# DATA EXCERPT
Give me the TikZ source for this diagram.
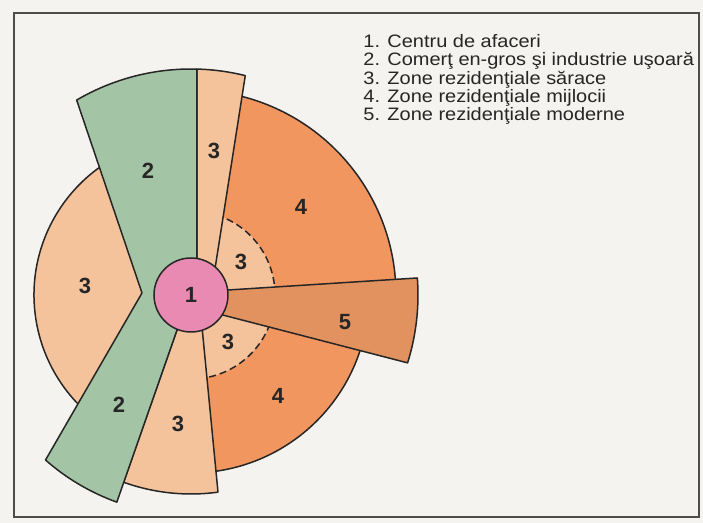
\documentclass[tikz,border=0pt]{standalone}
\usepackage{fontspec}
\setmainfont{Liberation Sans}
\newfontfamily\legendfont[FakeStretch=1.11]{Liberation Sans}
\definecolor{paper}{RGB}{245,243,239}
\definecolor{zgreen}{RGB}{164,196,166}
\definecolor{zpoor}{RGB}{245,195,155}
\definecolor{zmid}{RGB}{242,150,96}
\definecolor{zmod}{RGB}{226,146,94}
\definecolor{zcbd}{RGB}{232,138,178}

\begin{document}
\begin{tikzpicture}[x=0.5pt, y=0.5pt,
   zone/.style={draw=black!85, line width=0.75pt, line join=round},
   num/.style={font=\fontsize{11}{12}\selectfont\bfseries, text=black!85},
   ring/.style={draw=black!85, line width=0.75pt, dash pattern=on 3.5pt off 2pt}]
   \useasboundingbox[fill=paper] (-191,-228) rectangle (512,295);
   \draw[black!70, line width=0.6pt] (-177,-222) rectangle (508,282);

   \filldraw[zone, fill=zpoor] (0,0) -- (100:157) arc[start angle=100, end angle=240, radius=157] -- cycle;
   \filldraw[zone, fill=zmid] (0,0) -- (0:205) arc[start angle=0, end angle=78, radius=205] -- cycle;
   \filldraw[zone, fill=zmid] (0,0) -- (275:178) arc[start angle=275, end angle=345, radius=178] -- cycle;
   \fill[zpoor] (0,0) -- (0:84) arc[start angle=0, end angle=78, radius=84] -- cycle;
   \fill[zpoor] (0,0) -- (275:84) arc[start angle=275, end angle=345, radius=84] -- cycle;
   \draw[ring] (0:84) arc[start angle=0, end angle=78, radius=84];
   \draw[ring] (275:84) arc[start angle=275, end angle=345, radius=84];
   \filldraw[zone, fill=zmod] (0,0) -- (37,5) -- (4.3:227) arc[start angle=4.3, end angle=-17.4, radius=227] -- (-32.5:37) -- cycle;
   \filldraw[zone, fill=zpoor] (0,0) -- (6,0) -- (88.5:226) arc[start angle=88.5, end angle=76.1, radius=226] -- (49:37) -- cycle;
   \filldraw[zone, fill=zpoor] (0,0) -- (-14,-35) -- (250.2:199) arc[start angle=250.2, end angle=277.8, radius=199] -- (11.5,-37) -- cycle;
   \filldraw[zone, fill=zgreen] (0,0) -- (6,0) -- (88.5:226) arc[start angle=88.5, end angle=120.4, radius=226] -- (-49,2)
      -- (228.6:220) arc[start angle=228.6, end angle=250.3, radius=220] -- (-14,-35) -- cycle;
   \filldraw[zone, fill=zcbd] (0,0) circle[radius=37];

   \node[num] (c1) at (0,0) {1};
   \node[num] (g2a) at (-43,124) {2};
   \node[num] (g2b) at (-72,-110) {2};
   \node[num] (p3a) at (23,144) {3};
   \node[num] (p3b) at (-13,-129) {3};
   \node[num] (p3c) at (-106,9) {3};
   \node[num] (p3d) at (50,33) {3};
   \node[num] (p3e) at (37,-47) {3};
   \node[num] (m4a) at (110,88) {4};
   \node[num] (m4b) at (87,-101) {4};
   \node[num] (n5) at (154,-27) {5};

   \node[anchor=north west, align=left, inner sep=0pt, text=black!85,
      font={\legendfont\fontsize{9}{9.15}\selectfont\lineskiplimit=-100pt}] (legend) at (172,261)
      {1. Centru de afaceri\\
       2. Comerţ en-gros şi industrie uşoară\\
       3. Zone rezidenţiale sărace\\
       4. Zone rezidenţiale mijlocii\\
       5. Zone rezidenţiale moderne};
\end{tikzpicture}
\end{document}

# WORK REQUIRED
Emit the lines of the material exactly, from its first line to the line containing "(-177,-222) rectangle (508,282);", inclusive; leave every picture out.

# ANSWER FOR THE TASK
Give me the TikZ source for this diagram.
\documentclass[tikz,border=0pt]{standalone}
\usepackage{fontspec}
\setmainfont{Liberation Sans}
\newfontfamily\legendfont[FakeStretch=1.11]{Liberation Sans}
\definecolor{paper}{RGB}{245,243,239}
\definecolor{zgreen}{RGB}{164,196,166}
\definecolor{zpoor}{RGB}{245,195,155}
\definecolor{zmid}{RGB}{242,150,96}
\definecolor{zmod}{RGB}{226,146,94}
\definecolor{zcbd}{RGB}{232,138,178}

\begin{document}
\begin{tikzpicture}[x=0.5pt, y=0.5pt,
   zone/.style={draw=black!85, line width=0.75pt, line join=round},
   num/.style={font=\fontsize{11}{12}\selectfont\bfseries, text=black!85},
   ring/.style={draw=black!85, line width=0.75pt, dash pattern=on 3.5pt off 2pt}]
   \useasboundingbox[fill=paper] (-191,-228) rectangle (512,295);
   \draw[black!70, line width=0.6pt] (-177,-222) rectangle (508,282);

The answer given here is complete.